Tuesday, December 1, 2009

Why Don't We Know About These?

Soap Nuts are fully sustainable, renewable, offer future forestation potential and are quite possibly the single most effective solution to reducing a huge range of pollutants on our stressed plannet. Mother Nature's gift of soap nuts has always provided us with truly green and exquisitely effective household cleaning and personal care .......Soap nuts are also a totally renewable resource. Each year brings a new soap nut harvest, and the trees have a very long lifespan. Most are exported form India, Nepal and Southern China.

Less than half of the Sapindus Mukorossi soap nuts (the most highy prized and valued of the many specias of soap berry trees) from the Sivalik Hills and Doon Valley regions fo the Himalayans are being harvested and used today. Most end up decomposing in the soils. This is a terrible waste of a valuable resource and economic stimulus for these regions.

Mukorossi soap berry trees may also be cultivatd across other vast regions of the world, typically those areas of highter elevation and relatively steep slopes. Mukorossi trees are extremely hardy, live an average of ninety years and are prolific fruit bearers. They produce fruits for roughly eighty of the ninety year lifespan. Many regions around the largest mountain ranges on nealy every continent presently have lands that provide us little environmental or ecological benefits. Many of these regions would be ideal area for the cultivation of Mukorossi soapberry trees.

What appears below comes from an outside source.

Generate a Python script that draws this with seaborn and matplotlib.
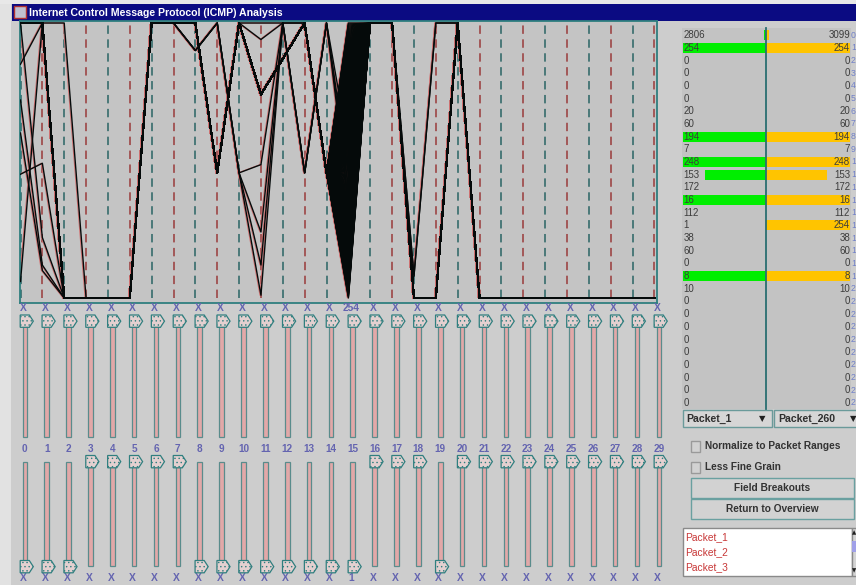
import numpy as np
import pandas as pd
import matplotlib
matplotlib.use("Agg")
import matplotlib.pyplot as plt
import seaborn as sns
from matplotlib.patches import Rectangle, Polygon
from matplotlib.transforms import offset_copy

# ---------------- data ----------------
fields = list(range(30))

# position of each packet field on its axis (0 = field min, 1 = field max)
# None = the ICMP sequence field, which runs over all packets
main_path = [1.0, 1.0, 0.0, 0.0, 0.0, 0.0, 1.0, 1.0, 1.0, 0.455, 1.0, 0.74, 0.87, 1.0, 0.455,
             None, 1.0, 1.0, 0.0, 0.0, 1.0, 0.0, 0.0, 0.0, 0.0, 0.0, 0.0, 0.0, 0.0, 0.0]
odd_paths = [
    [0.06, 1.0, 1.0, 0, 0, 0, 1, 1, 0.9, 1.0, 0.455, 0.01, 1.0, 0.455, 1.0, 0.40, 1, 1, 0.08, 1.0, 1.0, 0, 0, 0, 0, 0, 0, 0, 0, 0],
    [1.0, 0.22, 0.0, 0, 0, 0, 1, 1, 1.0, 0.455, 1.0, 0.94, 1.0, 0.455, 1.0, 0.55, 1, 1, 0.0, 0.0, 1.0, 0, 0, 0, 0, 0, 0, 0, 0, 0],
    [0.72, 0.12, 0.0, 0, 0, 0, 1, 1, 0.9, 1.0, 0.455, 0.485, 1.0, 1.0, 0.455, 0.20, 1, 1, 0.0, 0.0, 1.0, 0, 0, 0, 0, 0, 0, 0, 0, 0],
    [0.45, 0.49, 0.0, 0, 0, 0, 1, 1, 0.9, 1.0, 0.455, 0.24, 1.0, 0.455, 1.0, 0.35, 1, 1, 0.0, 0.0, 1.0, 0, 0, 0, 0, 0, 0, 0, 0, 0],
    [0.85, 1.0, 0.0, 0, 0, 0, 1, 1, 1.0, 0.455, 1.0, 1.0, 1.0, 1.0, 0.455, 0.80, 1, 1, 0.0, 0.0, 1.0, 0, 0, 0, 0, 0, 0, 0, 0, 0],
    [0.60, 0.10, 0.0, 0, 0, 0, 1, 1, 0.9, 1.0, 0.455, 0.12, 1.0, 0.455, 1.0, 0.45, 1, 1, 0.08, 1.0, 1.0, 0, 0, 0, 0, 0, 0, 0, 0, 0],
]
seq_min, seq_max = 1, 254
icmp_seq = np.arange(seq_min, seq_max + 1)

upper_labels = ["X"] * 15 + ["254"] + ["X"] * 14
lower_labels = ["X"] * 15 + ["1"] + ["X"] * 14
lower_thumb_on_top = [3, 4, 5, 6, 7, 16, 17, 18, 20, 21, 22, 23, 24, 25, 26, 27, 28, 29]

pkt1_vals = [2806, 254, 0, 0, 0, 0, 20, 60, 194, 7, 248, 153, 172, 16, 112,
             1, 38, 60, 0, 8, 10, 0, 0, 0, 0, 0, 0, 0, 0, 0]
pkt260_vals = [3099, 254, 0, 0, 0, 0, 20, 60, 194, 7, 248, 153, 172, 16, 112,
               254, 38, 60, 0, 8, 10, 0, 0, 0, 0, 0, 0, 0, 0, 0]
green_frac = [0.03, 1, 0, 0, 0, 0, 0, 0, 1, 0, 1, 0.74, 0, 1, 0,
              0, 0, 0, 0, 1, 0, 0, 0, 0, 0, 0, 0, 0, 0, 0]
yellow_frac = [0.04, 1, 0, 0, 0, 0, 0, 0, 1, 0, 1, 0.73, 0, 1, 0,
               1, 0, 0, 0, 1, 0, 0, 0, 0, 0, 0, 0, 0, 0, 0]
packet_list = ["Packet_1", "Packet_2", "Packet_3"]

# ---------------- layout ----------------
W, H = 856, 585
AX0, DX = 20.5, 21.86          # pixel x of field axis 0 and spacing
Y_TOP, Y_BOT = 23.0, 298.0      # pixel y of axis max / min
TEAL = "#2f7f7f"
LBL = "#6464b0"
FONT = ["Liberation Sans", "DejaVu Sans"]

plt.rcParams["font.family"] = FONT
plt.rcParams["hatch.linewidth"] = 0.5


def frac_rect(x0, y0, x1, y1):
    return [x0 / W, 1 - y1 / H, (x1 - x0) / W, (y1 - y0) / H]


def axis_x(i):
    return AX0 + DX * i


fig = plt.figure(figsize=(W / 100, H / 100), dpi=100)

bg = fig.add_axes([0, 0, 1, 1], zorder=0)
fg = fig.add_axes([0, 0, 1, 1], zorder=10)
for a in (bg, fg):
    a.set_xlim(0, W)
    a.set_ylim(H, 0)
    a.axis("off")

# window background + title bar
bg.add_patch(Rectangle((0, 0), W, H, fc="#cdcdcd", ec="none"))
bg.add_patch(Rectangle((0, 0), 11, H, fc="#e2e2e2", ec="none"))
bg.add_patch(Rectangle((0, 0), W, 4, fc="#e8e8e8", ec="none"))
bg.add_patch(Rectangle((12, 4), W - 12, 16.5, fc="#0b0b82", ec="none"))
bg.add_patch(Rectangle((14, 6), 12, 12, fc="#c0c0d0", ec="#b03030", lw=1))
fg.text(29, 12.5, "Internet Control Message Protocol (ICMP) Analysis", color="white",
        fontsize=7.6, fontweight="bold", va="center", ha="left")

# ---------------- parallel coordinates ----------------
rows = []
pid = 0
for s in icmp_seq:
    for f in fields:
        v = main_path[f] if main_path[f] is not None else (s - seq_min) / (seq_max - seq_min)
        rows.append((pid, f, v))
    pid += 1
for path in odd_paths:
    for f in fields:
        rows.append((pid, f, path[f]))
    pid += 1
df = pd.DataFrame(rows, columns=["packet", "field", "pos"])

x_left, x_right = 19.5, 657.0
y_up, y_dn = 21.0, 303.0
pc = fig.add_axes(frac_rect(x_left, y_up, x_right, y_dn), zorder=1)
pc.set_facecolor("#c4c4c4")
pc.set_xlim((x_left - AX0) / DX, (x_right - AX0) / DX)
pc.set_ylim((Y_BOT - y_dn) / (Y_BOT - Y_TOP), (Y_BOT - y_up) / (Y_BOT - Y_TOP))
pc.set_xticks([])
pc.set_yticks([])
for sp in pc.spines.values():
    sp.set_color(TEAL)
    sp.set_linewidth(1.3)

for i in fields:
    col = "#9a3a3a" if i % 2 else "#2a6464"
    pc.plot([i, i], [0, 1], color=col, lw=1.1, dashes=(5.5, 3.6), zorder=1)

shadow = offset_copy(pc.transData, fig=fig, x=-1, y=0, units="dots")
sns.lineplot(data=df, x="field", y="pos", units="packet", estimator=None, sort=False,
             color="#d07070", lw=0.8, ax=pc, legend=False, transform=shadow, zorder=2)
sns.lineplot(data=df, x="field", y="pos", units="packet", estimator=None, sort=False,
             color="#050a0a", lw=1.0, ax=pc, legend=False, zorder=3)
pc.set_xlabel("")
pc.set_ylabel("")


# ---------------- sliders ----------------
def thumb(ax, cx, ytop, h=12.3):
    pts = [(cx - 4.7, ytop), (cx + 4.4, ytop), (cx + 8.4, ytop + h / 2),
           (cx + 4.4, ytop + h), (cx - 4.7, ytop + h)]
    ax.add_patch(Polygon(pts, closed=True, fc="#e4d0d0", ec=TEAL, lw=0.9,
                         hatch="....", zorder=4))


def track(ax, cx, y0, y1):
    ax.add_patch(Rectangle((cx - 2.3, y0), 4.6, y1 - y0, fc="#e2a8a8",
                           ec="#5a8c8c", lw=0.9, zorder=3))


for i in fields:
    cx = axis_x(i) + 4.4
    fg.text(cx - 1.4, 308, upper_labels[i], color=LBL, fontsize=7.4, fontweight="bold",
            ha="center", va="center")
    track(fg, cx, 326, 437)
    thumb(fg, cx, 315)
    fg.text(cx, 449.5, str(i), color=LBL, fontsize=7.2, fontweight="bold",
            ha="center", va="center")
    track(fg, cx, 461.5, 566)
    if i in lower_thumb_on_top:
        thumb(fg, cx, 455.5)
    else:
        thumb(fg, cx, 560.5)
    fg.text(cx - 1.4, 578.3, lower_labels[i], color=LBL, fontsize=7.4, fontweight="bold",
            ha="center", va="center")

# ---------------- packet comparison table ----------------
ROW0, ROWH = 35.2, 12.68
tab_top, tab_bot = ROW0 - ROWH / 2, ROW0 + ROWH * 29.5
bg.add_patch(Rectangle((682, tab_top - 1), 169, tab_bot - tab_top + 1, fc="#c3c3c3", ec="none"))

bar_df = pd.DataFrame({"field": [str(f) for f in fields],
                       "green": green_frac, "yellow": yellow_frac})
axl = fig.add_axes(frac_rect(683, tab_top, 766, tab_bot), zorder=2)
sns.barplot(data=bar_df, x="green", y="field", orient="h", color="#00ee00",
            saturation=1, width=0.8, ax=axl)
axl.set_xlim(1, 0)
axr = fig.add_axes(frac_rect(766, tab_top, 850, tab_bot), zorder=2)
sns.barplot(data=bar_df, x="yellow", y="field", orient="h", color="#ffc400",
            saturation=1, width=0.8, ax=axr)
axr.set_xlim(0, 1)
for a in (axl, axr):
    a.set_ylim(29.5, -0.5)
    a.axis("off")

fg.plot([766, 766], [tab_top - 1, tab_bot], color="#2a6e70", lw=1.3)
for r, f in enumerate(fields):
    y = ROW0 + ROWH * r
    fg.text(683.5, y, str(pkt1_vals[r]), fontsize=7, color="#3c3c3c", ha="left", va="center")
    fg.text(850, y, str(pkt260_vals[r]), fontsize=7, color="#3c3c3c", ha="right", va="center")
    # only the leading digit of the field index fits before the window edge
    fg.text(851, y, str(f)[0], fontsize=6.3, color="#7080c8", ha="left", va="center")

# drop-downs
for x0, x1, label in [(682.7, 771.7, "Packet_1"), (774, 862, "Packet_260")]:
    fg.add_patch(Rectangle((x0, 410), x1 - x0, 17, fc="#d6d6d6", ec="#6a9a9a", lw=1))
    fg.text(x0 + 4, 418.5, label, fontsize=7.6, fontweight="bold", color="#2e2e2e",
            ha="left", va="center")
    fg.text(x1 - 9, 418.5, "▼", fontsize=6, color="#202020", ha="center", va="center",
            family="DejaVu Sans")

# check boxes
for yc, label in [(446.2, "Normalize to Packet Ranges"), (467.2, "Less Fine Grain")]:
    fg.add_patch(Rectangle((690.7, yc - 5.5), 9.5, 11, fc="#d2d2d2", ec="#9a9a9a", lw=1))
    fg.text(705, yc, label, fontsize=7.3, fontweight="bold", color="#333333",
            ha="left", va="center")

# buttons
for y0, label in [(478.3, "Field Breakouts"), (499.3, "Return to Overview")]:
    fg.add_patch(Rectangle((690.7, y0), 163.5, 20, fc="#d2d2d2", ec="#6aa0a0", lw=1))
    fg.text(772.5, y0 + 10, label, fontsize=7.3, fontweight="bold", color="#333333",
            ha="center", va="center")

# packet list box
fg.add_patch(Rectangle((682.7, 528.3), 169, 47.5, fc="white", ec="#8a8a8a", lw=1))
fg.add_patch(Rectangle((851.7, 528.3), 10, 47.5, fc="#d4d4d4", ec="#8a8a8a", lw=1))
fg.add_patch(Rectangle((852.5, 541), 6, 11, fc="#a0a0e8", ec="none"))
fg.text(854, 533, "▲", fontsize=4, color="#202020", ha="center", va="center", family="DejaVu Sans")
fg.text(854, 571, "▼", fontsize=4, color="#202020", ha="center", va="center", family="DejaVu Sans")
for k, name in enumerate(packet_list):
    fg.text(685, 537.3 + 14.7 * k, name, fontsize=7.4, color="#c83838", ha="left", va="center")

fig.savefig("out.png", dpi=100)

Hence soap nut trees offer the world, forestation potential of many otherwise  unproductive lands across the globe. They flourish in poor soil conditions and reduce erosion of valuable top soil. The forests of Mukorossi soap nut trees in Nepal and India are actuallly alien to those lands. They originated in what is now China and were brought to these regions for cultivation. With adequate demand there is no reason many other lands cannot be similarly cultivated and forested.